= Marc Trujillo =

American painter (born 1966)

Marc Trujillo,6800 Hayvenhurst, 2008, oil on canvas

Marc Trujillo (born 1966) is an American painter.

==Artistic Style==
His paintings depict places common to North American urban and suburban landscapes such as big chain and warehouse stores, gas stations, shopping malls, and chain restaurants.

Trujillo’s paintings are fundamentally synthetic in nature, and represent not only the experience of direct observation, but also an appreciation and awareness of paintings and painters of the past. Each finished painting is the sum of a series of steps that begin with drawing and preparatory sketches. Before beginning the final oil painting, Trujillo completes a grisaille, a monochromatic underpainting that allows him to establish the initial composition of each work.

==Personal==
Trujillo was born in Albuquerque, New Mexico and currently resides in Los Angeles where he teaches at Santa Monica College.
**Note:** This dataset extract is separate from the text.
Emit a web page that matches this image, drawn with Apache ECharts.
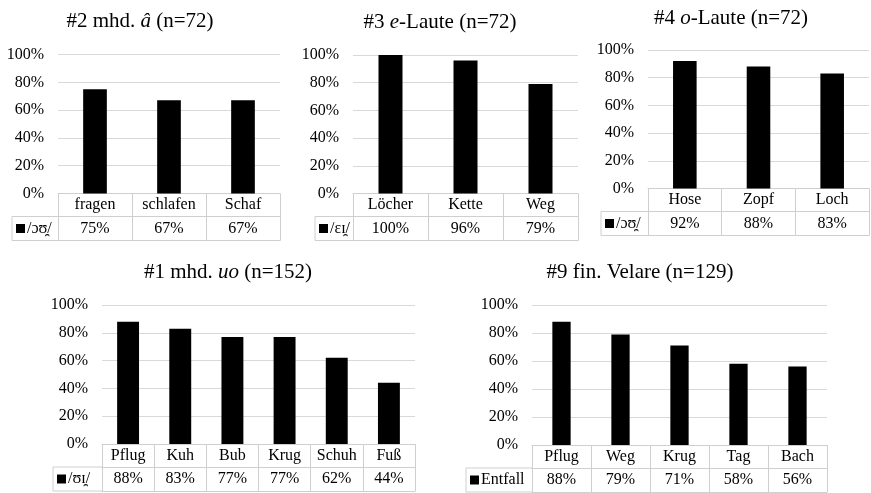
<!DOCTYPE html>
<html>
<head>
<meta charset="utf-8">
<script src="https://cdn.jsdelivr.net/npm/echarts@6/dist/echarts.min.js"></script>
<style>
html,body{margin:0;padding:0;background:#fff;}
#c{width:871px;height:493px;}
</style>
</head>
<body>
<div id="c"></div>
<script>
// ---- data ----
const titles = [
  '#2 mhd. {i|â} (n=72)',
  '#3 {i|e}-Laute (n=72)',
  '#4 {i|o}-Laute (n=72)',
  '#1 mhd. {i|uo} (n=152)',
  '#9 fin. Velare (n=129)'
];
const seriesNames = ['/ɔʊ̯/', '/ɛɪ̯/', '/ɔʊ̯/', '/ʊɪ̯/', 'Entfall'];
const cats2 = ['fragen', 'schlafen', 'Schaf'];
const vals2 = [0.75, 0.67, 0.67];
const cats3 = ['Löcher', 'Kette', 'Weg'];
const vals3 = [1.00, 0.96, 0.79];
const cats4 = ['Hose', 'Zopf', 'Loch'];
const vals4 = [0.92, 0.88, 0.83];
const cats1 = ['Pflug', 'Kuh', 'Bub', 'Krug', 'Schuh', 'Fuß'];
const vals1 = [0.88, 0.83, 0.77, 0.77, 0.62, 0.44];
const cats9 = ['Pflug', 'Weg', 'Krug', 'Tag', 'Bach'];
const vals9 = [0.88, 0.79, 0.71, 0.58, 0.56];
const yTicks = [0, 0.2, 0.4, 0.6, 0.8, 1.0];

const allCats = [cats2, cats3, cats4, cats1, cats9];
const allVals = [vals2, vals3, vals4, vals1, vals9];

// ---- layout (pixels) ----
const layout = [
  {x0: 58,  x1: 280, yT: 54.5, y0: 193.5, lgL: 12,  tx: 140, ty: 21, bw: '32%'},
  {x0: 353, x1: 578, yT: 55,   y0: 193.5, lgL: 315, tx: 440, ty: 22, bw: '32%'},
  {x0: 648, x1: 869, yT: 50,   y0: 188.5, lgL: 601, tx: 731, ty: 18, bw: '32%'},
  {x0: 102, x1: 415, yT: 305,  y0: 444,   lgL: 53,  tx: 228, ty: 272, bw: '42%'},
  {x0: 532, x1: 827, yT: 305,  y0: 445,   lgL: 466, tx: 640, ty: 272, bw: '31%'}
];
const ROW1 = 23, ROW2 = 24;
const FONT = '"Liberation Serif", "Times New Roman", "DejaVu Serif", serif';
const BORDER = '#cfcfcf';
const GRIDC = '#d9d9d9';
const pct = v => Math.round(v * 100) + '%';

const grid = [], xAxis = [], yAxis = [], series = [], graphic = [];
layout.forEach((L, i) => {
  grid.push({left: L.x0, top: L.yT, width: L.x1 - L.x0, height: L.y0 - L.yT, containLabel: false});
  // category row
  xAxis.push({
    gridIndex: i, type: 'category', data: allCats[i], position: 'bottom',
    axisLine: {show: true, lineStyle: {color: BORDER, width: 1}},
    axisTick: {show: true, inside: false, length: ROW1 + ROW2, interval: 0, lineStyle: {color: BORDER, width: 1}},
    axisLabel: {interval: 0, margin: ROW1 / 2, verticalAlign: 'middle', fontFamily: FONT, fontSize: 16, color: '#000'},
    splitLine: {show: false}
  });
  // value row
  xAxis.push({
    gridIndex: i, type: 'category', data: allVals[i].map(pct), position: 'bottom', offset: ROW1,
    axisLine: {show: true, lineStyle: {color: BORDER, width: 1}},
    axisTick: {show: false},
    axisLabel: {interval: 0, margin: ROW2 / 2, verticalAlign: 'middle', fontFamily: FONT, fontSize: 16, color: '#000'},
    splitLine: {show: false}
  });
  // bottom border
  xAxis.push({
    gridIndex: i, type: 'category', data: allCats[i], position: 'bottom', offset: ROW1 + ROW2,
    axisLine: {show: true, lineStyle: {color: BORDER, width: 1}},
    axisTick: {show: false}, axisLabel: {show: false}, splitLine: {show: false}
  });
  yAxis.push({
    gridIndex: i, type: 'value', min: yTicks[0], max: yTicks[yTicks.length - 1], interval: 0.2,
    axisLine: {show: false}, axisTick: {show: false},
    axisLabel: {formatter: pct, margin: 14, fontFamily: FONT, fontSize: 16, color: '#000'},
    splitLine: {show: true, lineStyle: {color: GRIDC, width: 1}}
  });
  series.push({
    type: 'bar', name: seriesNames[i], xAxisIndex: 3 * i, yAxisIndex: i,
    data: allVals[i], barWidth: L.bw, itemStyle: {color: '#000'}, animation: false
  });
  // title
  graphic.push({
    type: 'text', x: L.tx, y: L.ty, silent: true,
    style: {
      text: titles[i], align: 'center', verticalAlign: 'middle',
      fontFamily: FONT, fontSize: 21, fill: '#000',
      rich: {i: {fontFamily: FONT, fontSize: 21, fontStyle: 'italic', fill: '#000'}}
    }
  });
  // legend cell borders
  const r1 = L.y0 + ROW1, r2 = L.y0 + ROW1 + ROW2;
  graphic.push({type: 'line', silent: true, shape: {x1: L.lgL, y1: r1, x2: L.x0, y2: r1}, style: {stroke: BORDER, lineWidth: 1}});
  graphic.push({type: 'line', silent: true, shape: {x1: L.lgL, y1: r2, x2: L.x0, y2: r2}, style: {stroke: BORDER, lineWidth: 1}});
  graphic.push({type: 'line', silent: true, shape: {x1: L.lgL, y1: r1, x2: L.lgL, y2: r2}, style: {stroke: BORDER, lineWidth: 1}});
  // legend key + text
  const cy = (r1 + r2) / 2;
  graphic.push({type: 'rect', silent: true, shape: {x: L.lgL + 4, y: cy - 4.5, width: 9, height: 9}, style: {fill: '#000'}});
  graphic.push({
    type: 'text', silent: true, x: L.lgL + 15, y: cy,
    style: {text: seriesNames[i], align: 'left', verticalAlign: 'middle', fontFamily: FONT, fontSize: 16, fill: '#000'}
  });
});

const chart = echarts.init(document.getElementById('c'));
chart.setOption({
  animation: false,
  backgroundColor: '#fff',
  grid, xAxis, yAxis, series, graphic
});
</script>
</body>
</html>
He received his BA in 1991 from the University of Texas at Austin and his MFA in 1994 from the Yale University School of Art where he received the Ely Harwood Schless Memorial Fund Prize as well as the Ellen Battell Stoeckel Trust Fellowship.

==Awards==
In 2001, Trujillo received the Louis Comfort Tiffany Foundation Award and in 2008, he received the Rosenthal Family Foundation Award in Art from the American Academy of Arts and Letters as well as the John Simon Guggenheim Fellowship.